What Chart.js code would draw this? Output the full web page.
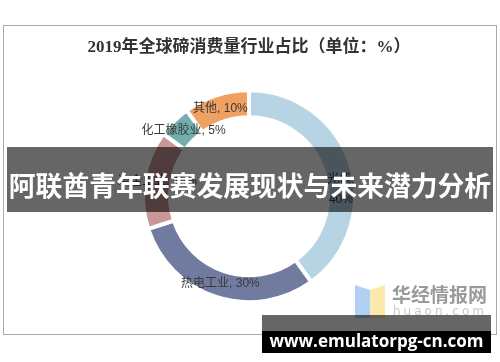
<!DOCTYPE html>
<html>
<head>
<meta charset="utf-8">
<script src="https://cdn.jsdelivr.net/npm/chart.js@4/dist/chart.umd.min.js"></script>
<style>
    html, body { margin: 0; padding: 0; background: #fff; }
    #wrap { position: relative; width: 500px; height: 362px; overflow: hidden; }
    #frame { position: absolute; left: 3px; top: 25px; width: 492px; height: 308px; border: 1px solid #aaa; }
    canvas { position: absolute; left: 0; top: 0; }
    #banner {
        position: absolute; left: 7px; top: 147px; width: 486px; height: 65px;
        background: rgba(0, 0, 0, 0.6); color: #fff;
        font: bold 26.8px "Noto Sans CJK SC", sans-serif;
        text-align: center; line-height: 76px; white-space: nowrap; letter-spacing: 0;
    }
    #footTop { position: absolute; left: 262px; top: 315px; width: 229px; height: 16px; background: rgba(0,0,0,0.6); }
    #footBar {
        position: absolute; left: 262px; top: 331px; width: 229px; height: 22px; background: #000;
        color: #fff; font: bold 17px "Open Sans", sans-serif; text-align: center; line-height: 20px; white-space: nowrap;
    }
    #mark { position: absolute; left: 350px; top: 280px; }
</style>
</head>
<body>
<div id="wrap">
    <div id="frame"></div>
    <canvas id="chart" width="500" height="362"></canvas>
    <svg id="mark" width="140" height="45">
        <polygon points="5,5 20,10 20,38 5,38" fill="#a9cbf2" opacity="0.9"/>
        <polygon points="20,10 35,5 35,38 20,38" fill="#fbe8a2" opacity="0.9"/>
        <text x="42" y="22" font-family="Noto Sans CJK SC" font-weight="bold" font-size="19" fill="#9a9a9a">华经情报网</text>
        <text x="43" y="35" font-family="DejaVu Sans" font-size="12" fill="#c8c8c8" letter-spacing="3">huaon.com</text>
    </svg>
    <div id="banner">阿联酋青年联赛发展现状与未来潜力分析</div>
    <div id="footTop"></div>
    <div id="footBar">www.emulatorpg-cn.com</div>
</div>
<script>
const titleText = '2019年全球碲消费量行业占比（单位：%）';
const categories = ['光伏', '热电工业', '冶金工业', '化工橡胶业', '其他'];
const shares = [40, 30, 15, 5, 10];
const colors = ['#b6d4e4', '#717ba0', '#c99797', '#73aeae', '#f0a060'];

// draws "name, value%" labels on the ring
const ringLabels = {
    id: 'ringLabels',
    afterDatasetsDraw(chart) {
        const ctx = chart.ctx;
        const arcs = chart.getDatasetMeta(0).data;
        ctx.save();
        ctx.font = '12px "Liberation Sans", "Noto Sans CJK SC", sans-serif';
        ctx.fillStyle = '#3a3a3a';
        ctx.textAlign = 'center';
        ctx.textBaseline = 'middle';
        arcs.forEach((arc, i) => {
            const mid = (arc.startAngle + arc.endAngle) / 2;
            const r = (arc.innerRadius + arc.outerRadius) / 2;
            const x = arc.x + Math.cos(mid) * r;
            const y = arc.y + Math.sin(mid) * r;
            if (i === 0) {
                // the big slice's label sits lower, split on two lines
                ctx.fillText(categories[i] + ',', x + 4, y + 12);
                ctx.fillText(shares[i] + '%', x + 4, y + 32);
            } else {
                ctx.fillText(categories[i] + ', ' + shares[i] + '%', x, y);
            }
        });
        ctx.restore();
    }
};

new Chart(document.getElementById('chart'), {
    type: 'doughnut',
    data: {
        labels: categories,
        datasets: [{
            data: shares,
            backgroundColor: colors,
            borderColor: '#fff',
            borderWidth: 4
        }]
    },
    options: {
        responsive: false,
        animation: false,
        radius: 106,
        cutout: '74.5%',
        layout: { padding: { left: 0, right: 2, top: 0, bottom: 27 } },
        plugins: {
            legend: { display: false },
            tooltip: { enabled: false },
            title: {
                display: true,
                text: titleText,
                color: '#333',
                font: { size: 17, weight: 'bold', family: '"Liberation Serif", "Noto Sans CJK SC", serif' },
                padding: { top: 37, bottom: 0 }
            }
        }
    },
    plugins: [ringLabels]
});
</script>
</body>
</html>
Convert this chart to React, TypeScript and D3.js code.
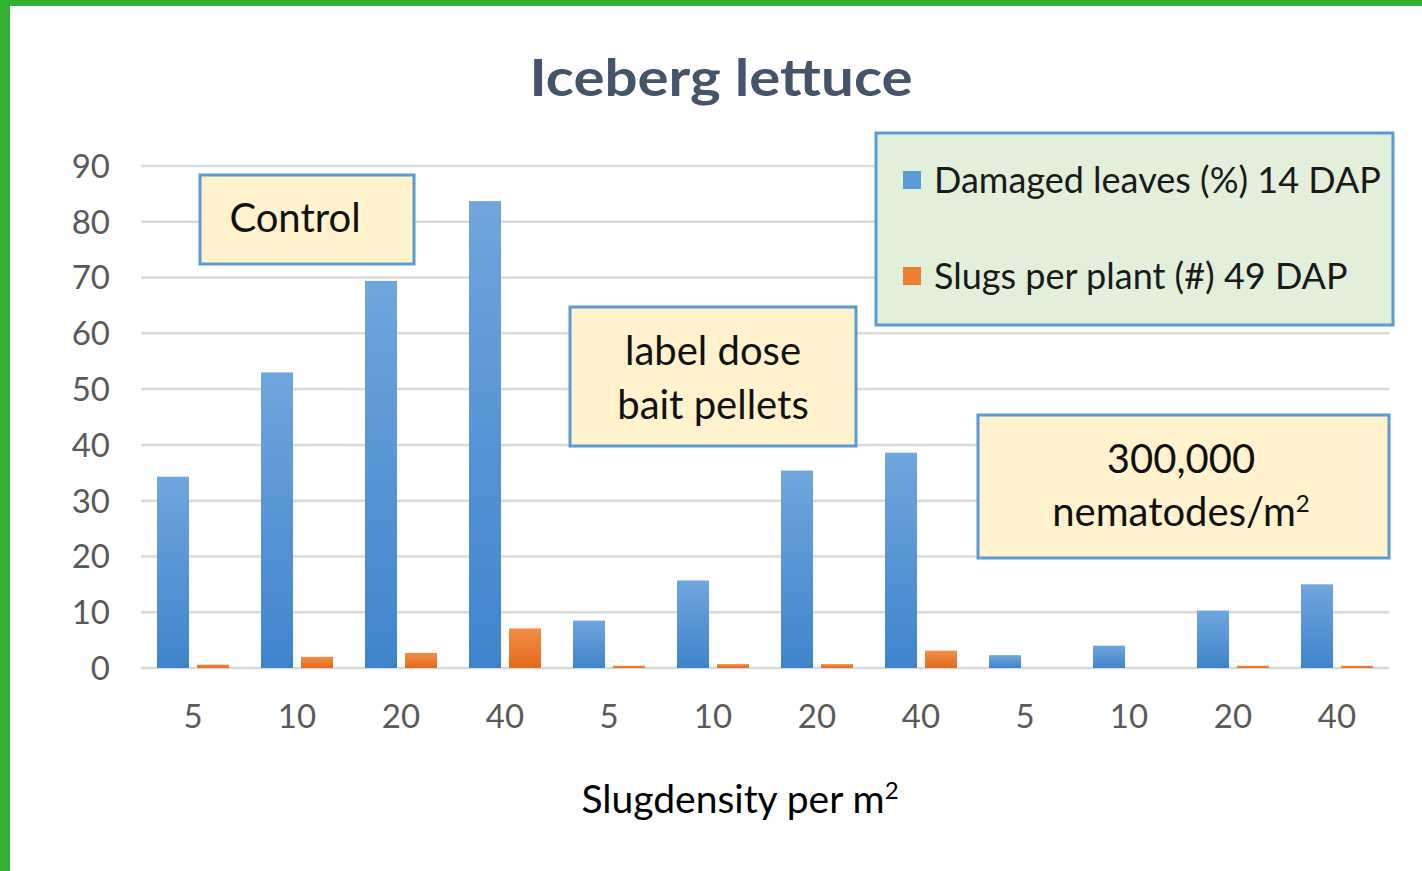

________________________

■ AIM OF THE TASK
Pick out lines containing the word "this", each one as written.

■ RESULT OF THE TASK
What Chart.js code would draw this? Output the full web page.
Convert this chart to React, TypeScript and D3.js code.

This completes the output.